:: WORKING DATA ::

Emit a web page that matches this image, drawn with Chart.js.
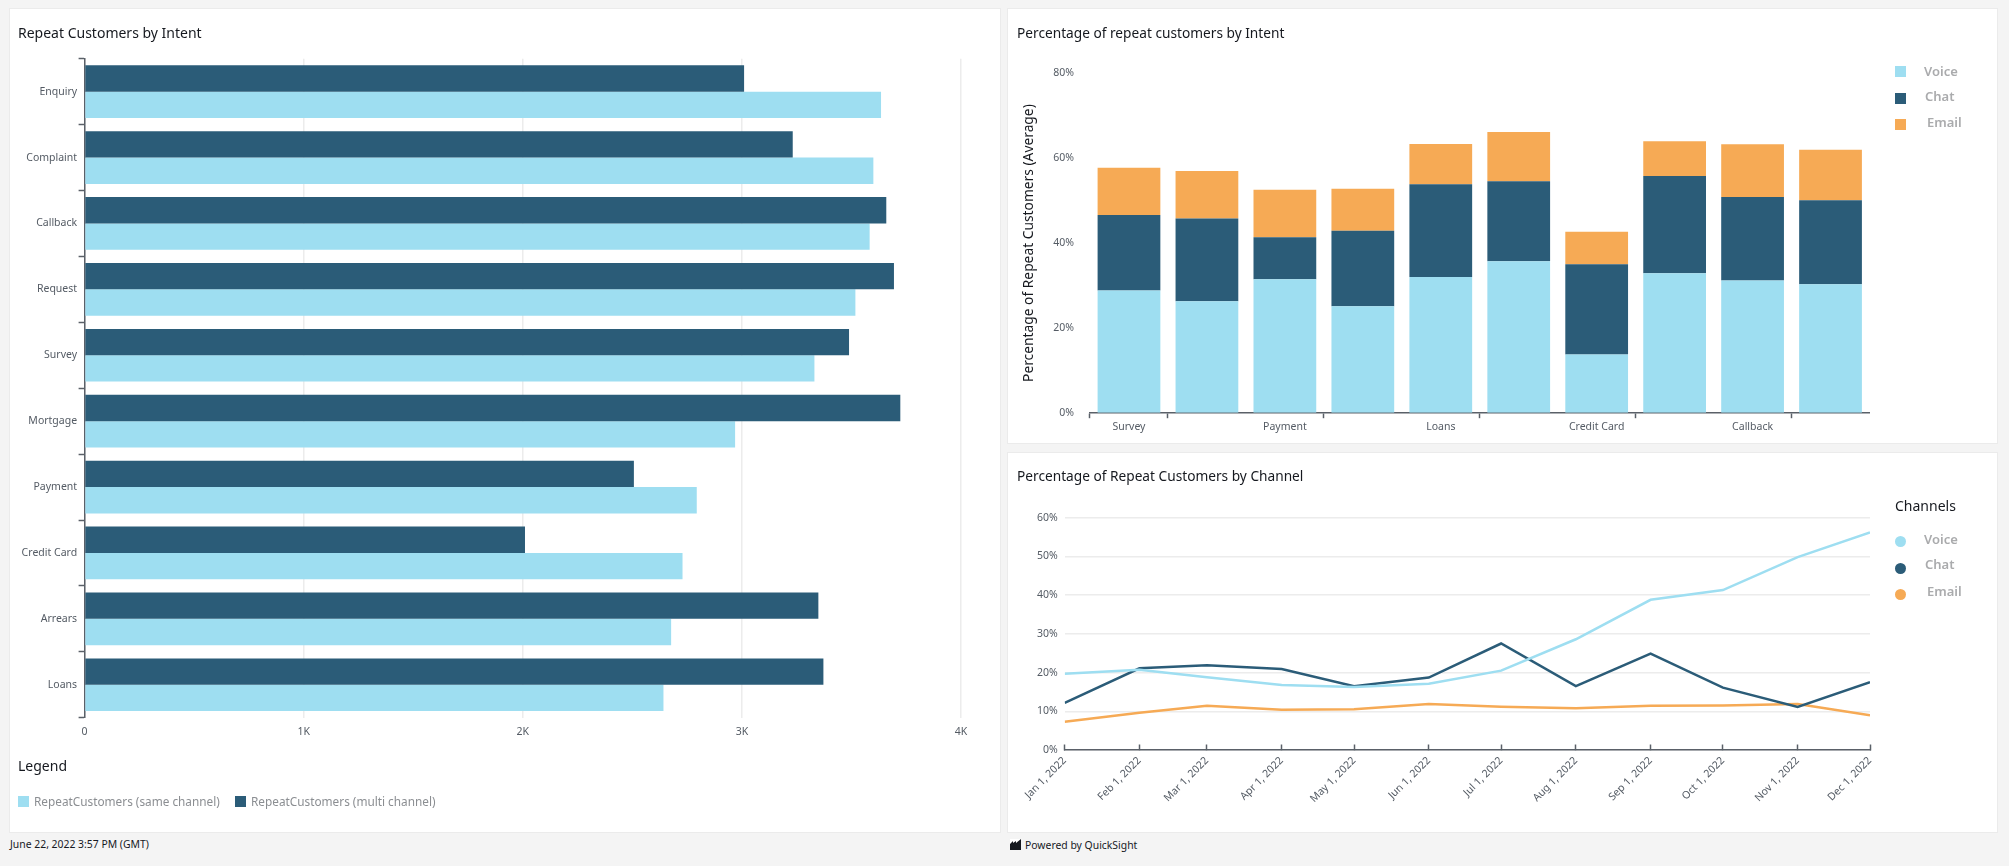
<!DOCTYPE html>
<html>
<head>
    <title>Repeat Customers</title>
    <script src="https://cdn.jsdelivr.net/npm/chart.js"></script>
    <style>
        html, body { margin: 0; padding: 0; background: #f4f4f4; width: 2009px; height: 866px; overflow: hidden; font-family: "Noto Sans", sans-serif; }
        .panel { position: absolute; background: #fff; box-shadow: 0 0 0 1px #ebebeb; }
        canvas { position: absolute; left: 0; top: 0; }
        .txt { position: absolute; white-space: nowrap; transform: translateY(-50%); line-height: 1; }
        .title { font-size: 14px; color: #16191f; }
        .title-small { font-size: 13.7px; }
        .legend-text { font-size: 11.8px; color: #8b8e92; }
        .side-text { font-size: 13px; color: #aaabad; font-weight: 600; }
        .foot { font-size: 10.4px; color: #16191f; }
        .swatch { position: absolute; width: 11px; height: 11px; }
        .dot { border-radius: 50%; }
    </style>
</head>
<body>
    <div class="panel" style="left:10px;top:9px;width:990px;height:823px;"><canvas id="intentChart" width="990" height="823"></canvas></div>
    <div class="panel" style="left:1008px;top:9px;width:989px;height:434px;"><canvas id="percentChart" width="989" height="434"></canvas></div>
    <div class="panel" style="left:1008px;top:453px;width:989px;height:379px;"><canvas id="channelChart" width="989" height="379"></canvas></div>

    <div class="txt title" style="left:18px;top:33px;">Repeat Customers by Intent</div>
    <div class="txt title title-small" style="left:1017px;top:33px;">Percentage of repeat customers by Intent</div>
    <div class="txt title title-small" style="left:1017px;top:476px;">Percentage of Repeat Customers by Channel</div>

    <div class="txt title" style="left:18px;top:766px;">Legend</div>
    <div class="swatch" style="left:18px;top:796px;background:#9edef1;"></div>
    <div class="txt legend-text" style="left:34px;top:802px;">RepeatCustomers (same channel)</div>
    <div class="swatch" style="left:235px;top:796px;background:#2b5c78;"></div>
    <div class="txt legend-text" style="left:251px;top:802px;">RepeatCustomers (multi channel)</div>

    <div class="swatch" style="left:1895px;top:66px;background:#9edef1;"></div>
    <div class="txt side-text" style="left:1924px;top:71px;">Voice</div>
    <div class="swatch" style="left:1895px;top:93px;background:#2b5c78;"></div>
    <div class="txt side-text" style="left:1925px;top:96px;">Chat</div>
    <div class="swatch" style="left:1895px;top:119px;background:#f6aa55;"></div>
    <div class="txt side-text" style="left:1927px;top:122px;">Email</div>

    <div class="txt title" style="left:1895px;top:506px;">Channels</div>
    <div class="swatch dot" style="left:1895px;top:536px;background:#9edef1;"></div>
    <div class="txt side-text" style="left:1924px;top:539px;">Voice</div>
    <div class="swatch dot" style="left:1895px;top:563px;background:#2b5c78;"></div>
    <div class="txt side-text" style="left:1925px;top:564px;">Chat</div>
    <div class="swatch dot" style="left:1895px;top:589px;background:#f6aa55;"></div>
    <div class="txt side-text" style="left:1927px;top:591px;">Email</div>

    <div class="txt foot" style="left:10px;top:844px;">June 22, 2022 3:57 PM (GMT)</div>
    <svg style="position:absolute;left:1010px;top:839px;" width="11" height="11" viewBox="0 0 11 11">
        <rect width="11" height="11" fill="#16191f"/>
        <path d="M0 5 L3 2 L3 4 L6 2 L6 4 L11 0 L11 0 L0 0 Z" fill="#fff"/>
    </svg>
    <div class="txt foot" style="left:1025px;top:845px;">Powered by QuickSight</div>

    <script>
        // Repeat Customers by Intent
        const intents = ['Enquiry', 'Complaint', 'Callback', 'Request', 'Survey', 'Mortgage', 'Payment', 'Credit Card', 'Arrears', 'Loans'];
        const sameChannel = [3635, 3600, 3583, 3518, 3331, 2969, 2794, 2729, 2677, 2642];
        const multiChannel = [3010, 3232, 3659, 3694, 3489, 3723, 2507, 2010, 3349, 3372];

        // Percentage of repeat customers by Intent
        const intentsSorted = ['Survey', 'Request', 'Payment', 'Mortgage', 'Loans', 'Enquiry', 'Credit Card', 'Complaint', 'Callback', 'Arrears'];
        const voiceByIntent = [28.8, 26.3, 31.5, 25.1, 32.0, 35.7, 13.7, 32.9, 31.2, 30.3];
        const chatByIntent = [17.8, 19.5, 9.9, 17.8, 21.9, 18.9, 21.3, 22.9, 19.7, 19.8];
        const emailByIntent = [11.2, 11.2, 11.2, 9.9, 9.5, 11.6, 7.7, 8.2, 12.4, 11.9];

        // Percentage of Repeat Customers by Channel (days since Jan 1)
        const monthLabels = ['Jan 1, 2022', 'Feb 1, 2022', 'Mar 1, 2022', 'Apr 1, 2022', 'May 1, 2022', 'Jun 1, 2022', 'Jul 1, 2022', 'Aug 1, 2022', 'Sep 1, 2022', 'Oct 1, 2022', 'Nov 1, 2022', 'Dec 1, 2022'];
        const monthDays = [0, 31, 59, 90, 120, 151, 181, 212, 243, 273, 304, 334];
        const voiceByMonth = [19.7, 20.7, 18.8, 16.8, 16.3, 17.1, 20.5, 28.6, 38.8, 41.3, 49.8, 56.2];
        const chatByMonth = [12.2, 21.1, 21.9, 20.9, 16.5, 18.7, 27.5, 16.5, 24.9, 16.1, 11.1, 17.5];
        const emailByMonth = [7.3, 9.6, 11.4, 10.4, 10.5, 11.9, 11.2, 10.8, 11.4, 11.5, 11.9, 9.0];

        const lightBlue = '#9edef1';
        const darkBlue = '#2b5c78';
        const orange = '#f6aa55';
        const axisColor = '#5a6068';
        const gridColor = '#ececec';
        const tickText = '#545b64';

        Chart.defaults.font.family = '"Noto Sans", sans-serif';
        Chart.defaults.font.size = 10.5;
        Chart.defaults.color = tickText;
        Chart.defaults.animation = false;
        Chart.defaults.responsive = false;
        Chart.defaults.plugins.legend.display = false;
        Chart.defaults.plugins.tooltip.enabled = false;

        function points(values) {
            return values.map(function (v, i) { return { x: monthDays[i], y: v }; });
        }

        new Chart(document.getElementById('intentChart'), {
            type: 'bar',
            data: {
                labels: intents,
                datasets: [
                    { label: 'RepeatCustomers (multi channel)', data: multiChannel, backgroundColor: darkBlue },
                    { label: 'RepeatCustomers (same channel)', data: sameChannel, backgroundColor: lightBlue }
                ]
            },
            options: {
                indexAxis: 'y',
                layout: { padding: { top: 49.7, right: 39 } },
                datasets: { bar: { categoryPercentage: 0.8, barPercentage: 1 } },
                scales: {
                    x: {
                        min: 0, max: 4000,
                        afterFit: function (s) { s.height = 114.3; },
                        border: { display: false },
                        grid: { color: gridColor, lineWidth: 1.5, drawTicks: false },
                        ticks: {
                            stepSize: 1000, padding: 8, maxRotation: 0,
                            callback: function (v) { return v === 0 ? '0' : (v / 1000) + 'K'; }
                        }
                    },
                    y: {
                        afterFit: function (s) { s.width = 74.6; },
                        border: { color: axisColor, width: 1.5 },
                        grid: { drawOnChartArea: false, tickColor: axisColor, tickLength: 6, tickWidth: 1.5 },
                        ticks: { padding: 1.5 }
                    }
                }
            }
        });

        new Chart(document.getElementById('percentChart'), {
            type: 'bar',
            data: {
                labels: intentsSorted,
                datasets: [
                    { label: 'Voice', data: voiceByIntent, backgroundColor: lightBlue },
                    { label: 'Chat', data: chatByIntent, backgroundColor: darkBlue },
                    { label: 'Email', data: emailByIntent, backgroundColor: orange }
                ]
            },
            options: {
                layout: { padding: { top: 64.5, right: 127.5 } },
                datasets: { bar: { categoryPercentage: 0.805, barPercentage: 1 } },
                scales: {
                    x: {
                        stacked: true,
                        afterFit: function (s) { s.height = 30.3; },
                        border: { color: axisColor, width: 1.5 },
                        grid: {
                            drawOnChartArea: false, tickLength: 5.5, tickWidth: 1.5,
                            // one mark per labelled group, like the original axis
                            tickColor: function (ctx) {
                                if (ctx.index === undefined) return 'transparent';
                                return (ctx.index === 0 || ctx.index % 2 === 1) ? axisColor : 'transparent';
                            }
                        },
                        ticks: {
                            autoSkip: false, maxRotation: 0, padding: 3,
                            callback: function (v, i) { return i % 2 === 0 ? intentsSorted[i] : ''; }
                        }
                    },
                    y: {
                        stacked: true,
                        min: 0, max: 80,
                        afterFit: function (s) { s.width = 82; },
                        border: { display: false },
                        grid: { display: false },
                        title: {
                            display: true,
                            text: 'Percentage of Repeat Customers (Average)',
                            color: '#16191f',
                            font: { size: 13.8 },
                            padding: { top: 13, bottom: 0 }
                        },
                        ticks: {
                            stepSize: 20, padding: 8,
                            callback: function (v) { return v + '%'; }
                        }
                    }
                }
            }
        });

        new Chart(document.getElementById('channelChart'), {
            type: 'line',
            data: {
                datasets: [
                    { label: 'Voice', data: points(voiceByMonth), borderColor: lightBlue, backgroundColor: lightBlue },
                    { label: 'Chat', data: points(chatByMonth), borderColor: darkBlue, backgroundColor: darkBlue },
                    { label: 'Email', data: points(emailByMonth), borderColor: orange, backgroundColor: orange }
                ]
            },
            options: {
                layout: { padding: { top: 64.7, right: 127 } },
                elements: { point: { radius: 0 }, line: { borderWidth: 2.5, tension: 0 } },
                scales: {
                    x: {
                        type: 'linear',
                        min: 0, max: 334,
                        afterFit: function (s) { s.height = 82; },
                        afterBuildTicks: function (s) {
                            s.ticks = monthDays.map(function (d) { return { value: d }; });
                        },
                        border: { color: axisColor, width: 1.5 },
                        grid: { drawOnChartArea: false, tickColor: axisColor, tickLength: -5.5, tickWidth: 1.5 },
                        ticks: {
                            autoSkip: false, minRotation: 45, maxRotation: 45, padding: 10,
                            callback: function (v, i) { return monthLabels[i]; }
                        }
                    },
                    y: {
                        min: 0, max: 60,
                        afterFit: function (s) { s.width = 56.7; },
                        border: { display: false },
                        grid: { color: gridColor, lineWidth: 1.5, drawTicks: false },
                        ticks: {
                            stepSize: 10, padding: 7,
                            callback: function (v) { return v + '%'; }
                        }
                    }
                }
            }
        });
    </script>
</body>
</html>
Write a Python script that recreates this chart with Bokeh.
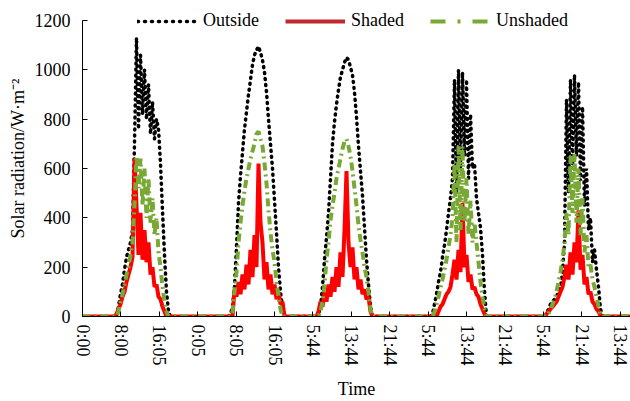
import numpy as np
from bokeh.plotting import figure
from bokeh.models import Range1d, FixedTicker, Legend, LegendItem, ColumnDataSource
from bokeh.embed import file_html
from bokeh.resources import INLINE

FONT = "Liberation Serif"

# x positions are elapsed minutes of the plotted record
tick_minutes = [0, 480, 960, 1440, 1920, 2400, 2880, 3360, 3840, 4320, 4800, 5280, 5760, 6240, 6720]
tick_labels = ["0:00", "8:00", "16:05", "0:05", "8:05", "16:05", "5:44", "13:44",
               "21:44", "5:44", "13:44", "21:44", "5:44", "21:44", "13:44"]
y_ticks = [0, 200, 400, 600, 800, 1000, 1200]

day_start = [375, 1800, 2900, 4325, 5750]   # minute of first sample of each daytime block
sample_step = 25                             # minutes between samples
record_end = 6850

# Outside (W/m2)
outside_d1 = [0, 0, 0, 40, 90, 130, 190, 240, 270, 300, 350, 700, 1130, 760, 1060, 820, 1000, 800, 940, 740,
              870, 720, 800, 760, 620, 430, 250, 100, 20, 0]
outside_d2 = [0, 0, 10, 40, 120, 280, 460, 570, 665, 760, 830, 900, 960, 1020, 1060, 1080, 1095, 1070, 1040, 990,
              910, 800, 700, 600, 470, 340, 200, 100, 36, 0, 0]
outside_d3 = [0, 0, 10, 40, 120, 230, 320, 420, 560, 700, 790, 860, 920, 970, 1000, 1030, 1050, 1040, 1010, 980,
              910, 810, 690, 590, 490, 360, 230, 130, 40, 0, 0]
outside_d4 = [0, 0, 10, 50, 90, 140, 180, 240, 290, 350, 420, 480, 560, 960, 500, 1000, 600, 990, 650, 960,
              560, 820, 600, 620, 480, 420, 360, 250, 100, 0, 0]
outside_d5 = [0, 0, 10, 30, 50, 60, 70, 80, 100, 120, 180, 300, 880, 500, 960, 600, 980, 650, 950, 550,
              850, 450, 600, 350, 400, 220, 270, 190, 120, 30, 0, 0]

# Shaded (W/m2)
shaded_d1 = [0, 0, 10, 30, 50, 80, 100, 140, 170, 200, 240, 640, 450, 250, 420, 230, 350, 220, 300, 170,
             200, 120, 130, 80, 70, 40, 20, 0, 0, 0]
shaded_d2 = [0, 0, 0, 0, 110, 80, 140, 90, 170, 110, 210, 130, 270, 160, 330, 200, 620, 380, 300, 150,
             220, 110, 170, 90, 130, 70, 100, 50, 60, 0, 0]
shaded_d3 = [0, 0, 20, 60, 40, 100, 60, 130, 80, 160, 100, 200, 120, 260, 160, 350, 590, 300, 200, 280,
             150, 200, 110, 150, 90, 110, 70, 80, 20, 0, 0]
shaded_d4 = [0, 0, 0, 0, 0, 20, 40, 50, 70, 90, 100, 120, 170, 230, 150, 270, 180, 460, 200, 250,
             140, 170, 110, 120, 90, 80, 50, 30, 10, 0, 0]
shaded_d5 = [0, 0, 10, 20, 30, 40, 50, 60, 80, 100, 120, 160, 210, 150, 260, 170, 300, 220, 430, 190,
             250, 130, 160, 90, 100, 60, 50, 30, 20, 5, 0, 0]

# Unshaded (W/m2)
unshaded_d1 = [0, 0, 0, 20, 60, 90, 130, 170, 200, 250, 300, 450, 650, 520, 640, 450, 600, 400, 560, 380,
               480, 330, 400, 260, 200, 120, 60, 20, 0, 0]
unshaded_d2 = [0, 0, 0, 20, 100, 180, 300, 380, 450, 510, 560, 600, 640, 670, 700, 740, 750, 720, 690, 620,
               540, 430, 340, 270, 220, 140, 80, 30, 0, 0, 0]
unshaded_d3 = [0, 0, 0, 20, 60, 130, 230, 300, 390, 450, 500, 560, 600, 640, 680, 710, 720, 690, 650, 590,
               520, 450, 370, 310, 260, 200, 160, 100, 30, 0, 0]
unshaded_d4 = [0, 0, 0, 20, 50, 80, 117, 150, 190, 230, 280, 330, 400, 620, 300, 690, 350, 690, 380, 560,
               330, 470, 300, 380, 300, 220, 140, 80, 30, 0, 0]
unshaded_d5 = [0, 0, 0, 10, 30, 50, 70, 100, 140, 180, 230, 300, 420, 330, 650, 420, 660, 380, 600, 330,
               480, 260, 330, 200, 210, 150, 120, 80, 40, 10, 0, 0]


def build(days):
    t, v = [0], [0]
    for start, vals in zip(day_start, days):
        for i, val in enumerate(vals):
            t.append(start + sample_step * i)
            v.append(val)
    t.append(record_end)
    v.append(0)
    return ColumnDataSource(dict(t=t, v=v))


src_out = build([outside_d1, outside_d2, outside_d3, outside_d4, outside_d5])
src_sh = build([shaded_d1, shaded_d2, shaded_d3, shaded_d4, shaded_d5])
src_un = build([unshaded_d1, unshaded_d2, unshaded_d3, unshaded_d4, unshaded_d5])

# frame reaches the top edge; 1200 sits 20 px below it
p = figure(width=630, height=401, output_backend="svg", toolbar_location=None,
           x_range=Range1d(0, record_end), y_range=Range1d(0, 1281),
           min_border_left=82, min_border_right=0, min_border_top=0, min_border_bottom=84)
p.outline_line_color = None
p.grid.visible = False
p.background_fill_color = "white"
p.border_fill_color = "white"

p.line("t", "v", source=src_out, color="black", line_width=3.5, line_dash="1 5", line_cap="round")
p.line("t", "v", source=src_sh, color="#ff0000", line_width=4)
p.line("t", "v", source=src_un, color="#79a935", line_width=4, line_dash="8 4 2 4")


# legend samples: a single undefined row, so nothing appears in the frame
def blank():
    return ColumnDataSource(dict(t=np.array([np.nan]), v=np.array([np.nan])))


leg_out = p.line("t", "v", source=blank(), color="black", line_width=3.5,
                 line_dash="1 6", line_cap="round")
leg_sh = p.line("t", "v", source=blank(), color="#be2a2e", line_width=4)
leg_un = p.line("t", "v", source=blank(), color="#79a935", line_width=4, line_dash="15 12 3 12")

legend = Legend(items=[LegendItem(label="Outside", renderers=[leg_out]),
                       LegendItem(label="Shaded", renderers=[leg_sh]),
                       LegendItem(label="Unshaded", renderers=[leg_un])],
                orientation="horizontal", location=(55, 285),
                glyph_width=60, glyph_height=20, label_height=20,
                label_standoff=6, spacing=26, padding=0, margin=0,
                border_line_color=None, background_fill_alpha=0,
                label_text_font=FONT, label_text_font_size="18px", label_text_color="black")
p.add_layout(legend, "center")

for ax in (p.xaxis[0], p.yaxis[0]):
    ax.major_tick_in = 5
    ax.major_tick_out = 0
    ax.minor_tick_line_color = None
    ax.axis_line_color = "black"
    ax.major_tick_line_color = "black"
    ax.major_label_text_font = FONT
    ax.major_label_text_font_size = "18px"
    ax.major_label_text_color = "black"
    ax.axis_label_text_font = FONT
    ax.axis_label_text_font_size = "18px"
    ax.axis_label_text_font_style = "normal"
    ax.axis_label_text_color = "black"

p.xaxis.ticker = FixedTicker(ticks=tick_minutes)
p.xaxis.major_label_overrides = {m: l for m, l in zip(tick_minutes, tick_labels)}
p.xaxis.major_label_orientation = "vertical"
p.xaxis.major_label_standoff = 8
p.xaxis.axis_label = "Time"
p.xaxis.axis_label_standoff = 10

p.yaxis.ticker = FixedTicker(ticks=y_ticks)
p.yaxis.bounds = (0, 1200)
p.yaxis.major_label_standoff = 12
p.yaxis.axis_label = "Solar radiation/W·m⁻²"
p.yaxis.axis_label_standoff = 4

open("out.html", "w").write(file_html(p, INLINE))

:::

WHAT YOU WILL DO: Find the string "this" in the records, then copy each line where it occurs.

RESPONSE BELOW:
Emit a web page that matches this image, drawn with Chart.js.
Write a Python script that recreates this chart with Bokeh.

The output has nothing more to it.